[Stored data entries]
□ □ □

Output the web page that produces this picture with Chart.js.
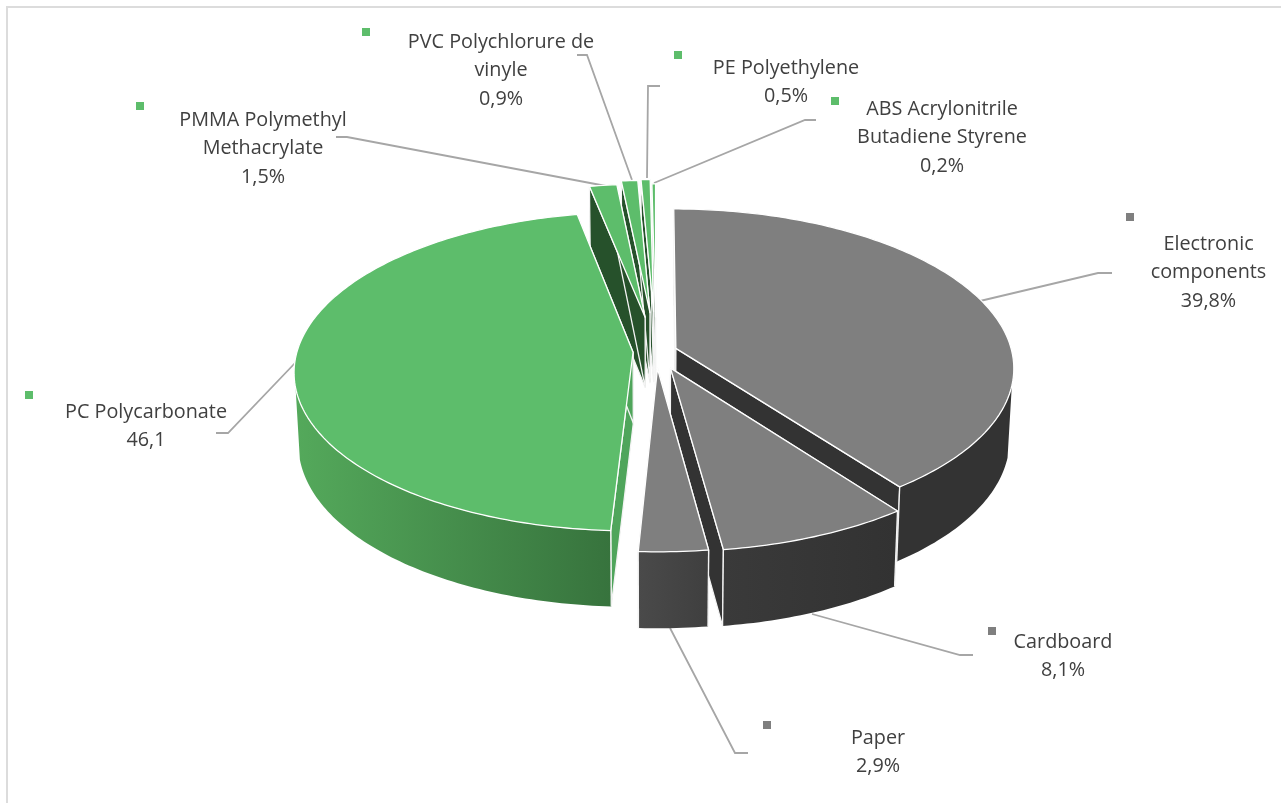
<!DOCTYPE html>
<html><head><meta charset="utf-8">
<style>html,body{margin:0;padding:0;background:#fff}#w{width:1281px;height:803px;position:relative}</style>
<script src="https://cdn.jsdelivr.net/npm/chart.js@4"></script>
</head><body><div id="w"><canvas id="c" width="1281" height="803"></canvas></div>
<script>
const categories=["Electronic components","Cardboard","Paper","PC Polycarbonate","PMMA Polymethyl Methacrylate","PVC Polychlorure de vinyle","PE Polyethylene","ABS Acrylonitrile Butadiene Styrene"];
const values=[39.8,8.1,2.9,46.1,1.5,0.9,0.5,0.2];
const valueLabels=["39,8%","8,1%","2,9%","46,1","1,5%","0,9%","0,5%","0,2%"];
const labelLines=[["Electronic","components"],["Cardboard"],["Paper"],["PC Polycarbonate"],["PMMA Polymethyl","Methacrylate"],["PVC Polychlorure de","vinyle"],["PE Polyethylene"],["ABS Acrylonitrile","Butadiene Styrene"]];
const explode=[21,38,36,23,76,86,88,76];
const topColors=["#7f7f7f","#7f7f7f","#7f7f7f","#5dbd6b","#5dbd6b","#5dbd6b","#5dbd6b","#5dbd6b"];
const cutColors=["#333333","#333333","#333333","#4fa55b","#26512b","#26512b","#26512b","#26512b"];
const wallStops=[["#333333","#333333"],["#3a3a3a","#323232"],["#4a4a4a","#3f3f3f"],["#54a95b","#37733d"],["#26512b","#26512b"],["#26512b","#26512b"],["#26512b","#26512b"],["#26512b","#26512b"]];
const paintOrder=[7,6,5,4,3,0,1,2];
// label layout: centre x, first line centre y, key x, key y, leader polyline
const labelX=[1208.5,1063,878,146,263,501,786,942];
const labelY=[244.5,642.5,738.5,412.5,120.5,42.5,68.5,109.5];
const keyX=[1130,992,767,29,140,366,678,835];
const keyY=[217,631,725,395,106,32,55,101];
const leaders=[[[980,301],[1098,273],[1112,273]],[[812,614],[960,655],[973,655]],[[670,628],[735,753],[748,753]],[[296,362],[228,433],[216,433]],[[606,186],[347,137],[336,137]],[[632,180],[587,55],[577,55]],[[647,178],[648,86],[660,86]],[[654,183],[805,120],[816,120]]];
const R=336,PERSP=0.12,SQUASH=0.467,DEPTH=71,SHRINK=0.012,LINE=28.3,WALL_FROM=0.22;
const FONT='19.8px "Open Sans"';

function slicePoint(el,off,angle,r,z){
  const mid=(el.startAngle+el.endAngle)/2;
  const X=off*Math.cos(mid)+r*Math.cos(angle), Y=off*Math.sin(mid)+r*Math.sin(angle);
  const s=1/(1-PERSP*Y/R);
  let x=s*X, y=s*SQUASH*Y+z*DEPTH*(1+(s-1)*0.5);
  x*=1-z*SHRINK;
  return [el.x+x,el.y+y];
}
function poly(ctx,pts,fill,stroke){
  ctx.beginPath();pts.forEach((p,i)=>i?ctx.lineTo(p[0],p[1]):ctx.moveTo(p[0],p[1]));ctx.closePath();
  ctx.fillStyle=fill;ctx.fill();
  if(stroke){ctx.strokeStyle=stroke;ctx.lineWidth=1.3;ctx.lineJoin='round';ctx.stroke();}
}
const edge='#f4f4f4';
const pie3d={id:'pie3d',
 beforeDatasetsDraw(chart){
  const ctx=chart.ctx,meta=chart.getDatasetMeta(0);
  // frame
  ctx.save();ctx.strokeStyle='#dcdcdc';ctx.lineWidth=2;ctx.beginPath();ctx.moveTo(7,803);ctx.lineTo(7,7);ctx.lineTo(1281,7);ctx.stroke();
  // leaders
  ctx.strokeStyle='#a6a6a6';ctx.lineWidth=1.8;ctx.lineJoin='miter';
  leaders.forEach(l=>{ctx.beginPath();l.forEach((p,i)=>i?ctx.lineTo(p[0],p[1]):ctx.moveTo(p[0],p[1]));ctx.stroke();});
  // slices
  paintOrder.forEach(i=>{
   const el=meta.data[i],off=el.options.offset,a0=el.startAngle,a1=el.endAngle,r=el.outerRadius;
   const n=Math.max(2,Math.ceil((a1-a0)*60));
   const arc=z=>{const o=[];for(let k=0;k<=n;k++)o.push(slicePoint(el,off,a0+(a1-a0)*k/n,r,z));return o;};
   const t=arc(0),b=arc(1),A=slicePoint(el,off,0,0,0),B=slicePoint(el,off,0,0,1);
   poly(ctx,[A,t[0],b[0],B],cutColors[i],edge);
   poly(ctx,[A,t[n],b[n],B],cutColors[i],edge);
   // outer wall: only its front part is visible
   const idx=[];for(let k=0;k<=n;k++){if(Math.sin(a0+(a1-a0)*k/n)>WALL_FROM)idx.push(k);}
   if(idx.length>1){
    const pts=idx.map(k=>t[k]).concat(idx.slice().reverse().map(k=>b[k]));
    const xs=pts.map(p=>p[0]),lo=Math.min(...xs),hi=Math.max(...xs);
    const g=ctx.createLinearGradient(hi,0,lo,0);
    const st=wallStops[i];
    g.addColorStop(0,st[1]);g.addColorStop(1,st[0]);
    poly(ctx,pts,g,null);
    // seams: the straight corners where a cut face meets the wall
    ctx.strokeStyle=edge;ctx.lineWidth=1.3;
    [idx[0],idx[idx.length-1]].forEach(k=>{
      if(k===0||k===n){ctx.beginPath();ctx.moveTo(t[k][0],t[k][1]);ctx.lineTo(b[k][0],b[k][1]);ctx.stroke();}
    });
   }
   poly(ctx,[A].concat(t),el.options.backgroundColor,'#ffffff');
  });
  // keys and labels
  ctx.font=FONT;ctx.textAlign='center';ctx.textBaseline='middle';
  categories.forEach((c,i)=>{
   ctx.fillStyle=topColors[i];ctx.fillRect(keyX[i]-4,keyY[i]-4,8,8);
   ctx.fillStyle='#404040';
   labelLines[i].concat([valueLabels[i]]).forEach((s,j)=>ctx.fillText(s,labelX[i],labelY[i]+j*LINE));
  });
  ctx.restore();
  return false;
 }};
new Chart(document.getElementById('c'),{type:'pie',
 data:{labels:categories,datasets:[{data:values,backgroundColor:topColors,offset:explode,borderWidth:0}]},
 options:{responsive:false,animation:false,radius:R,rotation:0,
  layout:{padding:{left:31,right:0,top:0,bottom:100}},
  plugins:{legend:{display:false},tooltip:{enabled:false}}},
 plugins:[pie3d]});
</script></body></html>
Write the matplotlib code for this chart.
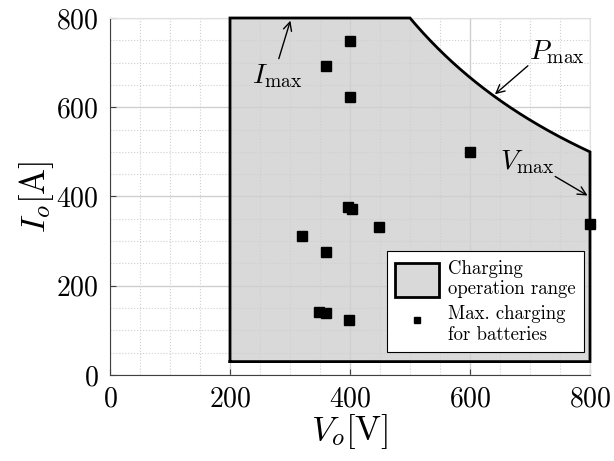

□ □ □

Task statement »
Quote the material in full and exactly; do not carry over its pictures.

Result below »
Output the web page that produces this picture with Chart.js.
<!DOCTYPE html>
<html><head><meta charset="utf-8">
<style>html,body{margin:0;padding:0;background:#fff}#w{width:1281px;height:803px;position:relative}</style>
<script src="https://cdn.jsdelivr.net/npm/chart.js@4"></script>
</head><body><div id="w"><canvas id="c" width="1281" height="803"></canvas></div>
<script>
const categories=["Electronic components","Cardboard","Paper","PC Polycarbonate","PMMA Polymethyl Methacrylate","PVC Polychlorure de vinyle","PE Polyethylene","ABS Acrylonitrile Butadiene Styrene"];
const values=[39.8,8.1,2.9,46.1,1.5,0.9,0.5,0.2];
const valueLabels=["39,8%","8,1%","2,9%","46,1","1,5%","0,9%","0,5%","0,2%"];
const labelLines=[["Electronic","components"],["Cardboard"],["Paper"],["PC Polycarbonate"],["PMMA Polymethyl","Methacrylate"],["PVC Polychlorure de","vinyle"],["PE Polyethylene"],["ABS Acrylonitrile","Butadiene Styrene"]];
const explode=[21,38,36,23,76,86,88,76];
const topColors=["#7f7f7f","#7f7f7f","#7f7f7f","#5dbd6b","#5dbd6b","#5dbd6b","#5dbd6b","#5dbd6b"];
const cutColors=["#333333","#333333","#333333","#4fa55b","#26512b","#26512b","#26512b","#26512b"];
const wallStops=[["#333333","#333333"],["#3a3a3a","#323232"],["#4a4a4a","#3f3f3f"],["#54a95b","#37733d"],["#26512b","#26512b"],["#26512b","#26512b"],["#26512b","#26512b"],["#26512b","#26512b"]];
const paintOrder=[7,6,5,4,3,0,1,2];
// label layout: centre x, first line centre y, key x, key y, leader polyline
const labelX=[1208.5,1063,878,146,263,501,786,942];
const labelY=[244.5,642.5,738.5,412.5,120.5,42.5,68.5,109.5];
const keyX=[1130,992,767,29,140,366,678,835];
const keyY=[217,631,725,395,106,32,55,101];
const leaders=[[[980,301],[1098,273],[1112,273]],[[812,614],[960,655],[973,655]],[[670,628],[735,753],[748,753]],[[296,362],[228,433],[216,433]],[[606,186],[347,137],[336,137]],[[632,180],[587,55],[577,55]],[[647,178],[648,86],[660,86]],[[654,183],[805,120],[816,120]]];
const R=336,PERSP=0.12,SQUASH=0.467,DEPTH=71,SHRINK=0.012,LINE=28.3,WALL_FROM=0.22;
const FONT='19.8px "Open Sans"';

function slicePoint(el,off,angle,r,z){
  const mid=(el.startAngle+el.endAngle)/2;
  const X=off*Math.cos(mid)+r*Math.cos(angle), Y=off*Math.sin(mid)+r*Math.sin(angle);
  const s=1/(1-PERSP*Y/R);
  let x=s*X, y=s*SQUASH*Y+z*DEPTH*(1+(s-1)*0.5);
  x*=1-z*SHRINK;
  return [el.x+x,el.y+y];
}
function poly(ctx,pts,fill,stroke){
  ctx.beginPath();pts.forEach((p,i)=>i?ctx.lineTo(p[0],p[1]):ctx.moveTo(p[0],p[1]));ctx.closePath();
  ctx.fillStyle=fill;ctx.fill();
  if(stroke){ctx.strokeStyle=stroke;ctx.lineWidth=1.3;ctx.lineJoin='round';ctx.stroke();}
}
const edge='#f4f4f4';
const pie3d={id:'pie3d',
 beforeDatasetsDraw(chart){
  const ctx=chart.ctx,meta=chart.getDatasetMeta(0);
  // frame
  ctx.save();ctx.strokeStyle='#dcdcdc';ctx.lineWidth=2;ctx.beginPath();ctx.moveTo(7,803);ctx.lineTo(7,7);ctx.lineTo(1281,7);ctx.stroke();
  // leaders
  ctx.strokeStyle='#a6a6a6';ctx.lineWidth=1.8;ctx.lineJoin='miter';
  leaders.forEach(l=>{ctx.beginPath();l.forEach((p,i)=>i?ctx.lineTo(p[0],p[1]):ctx.moveTo(p[0],p[1]));ctx.stroke();});
  // slices
  paintOrder.forEach(i=>{
   const el=meta.data[i],off=el.options.offset,a0=el.startAngle,a1=el.endAngle,r=el.outerRadius;
   const n=Math.max(2,Math.ceil((a1-a0)*60));
   const arc=z=>{const o=[];for(let k=0;k<=n;k++)o.push(slicePoint(el,off,a0+(a1-a0)*k/n,r,z));return o;};
   const t=arc(0),b=arc(1),A=slicePoint(el,off,0,0,0),B=slicePoint(el,off,0,0,1);
   poly(ctx,[A,t[0],b[0],B],cutColors[i],edge);
   poly(ctx,[A,t[n],b[n],B],cutColors[i],edge);
   // outer wall: only its front part is visible
   const idx=[];for(let k=0;k<=n;k++){if(Math.sin(a0+(a1-a0)*k/n)>WALL_FROM)idx.push(k);}
   if(idx.length>1){
    const pts=idx.map(k=>t[k]).concat(idx.slice().reverse().map(k=>b[k]));
    const xs=pts.map(p=>p[0]),lo=Math.min(...xs),hi=Math.max(...xs);
    const g=ctx.createLinearGradient(hi,0,lo,0);
    const st=wallStops[i];
    g.addColorStop(0,st[1]);g.addColorStop(1,st[0]);
    poly(ctx,pts,g,null);
    // seams: the straight corners where a cut face meets the wall
    ctx.strokeStyle=edge;ctx.lineWidth=1.3;
    [idx[0],idx[idx.length-1]].forEach(k=>{
      if(k===0||k===n){ctx.beginPath();ctx.moveTo(t[k][0],t[k][1]);ctx.lineTo(b[k][0],b[k][1]);ctx.stroke();}
    });
   }
   poly(ctx,[A].concat(t),el.options.backgroundColor,'#ffffff');
  });
  // keys and labels
  ctx.font=FONT;ctx.textAlign='center';ctx.textBaseline='middle';
  categories.forEach((c,i)=>{
   ctx.fillStyle=topColors[i];ctx.fillRect(keyX[i]-4,keyY[i]-4,8,8);
   ctx.fillStyle='#404040';
   labelLines[i].concat([valueLabels[i]]).forEach((s,j)=>ctx.fillText(s,labelX[i],labelY[i]+j*LINE));
  });
  ctx.restore();
  return false;
 }};
new Chart(document.getElementById('c'),{type:'pie',
 data:{labels:categories,datasets:[{data:values,backgroundColor:topColors,offset:explode,borderWidth:0}]},
 options:{responsive:false,animation:false,radius:R,rotation:0,
  layout:{padding:{left:31,right:0,top:0,bottom:100}},
  plugins:{legend:{display:false},tooltip:{enabled:false}}},
 plugins:[pie3d]});
</script></body></html>
Write the matplotlib code for this chart.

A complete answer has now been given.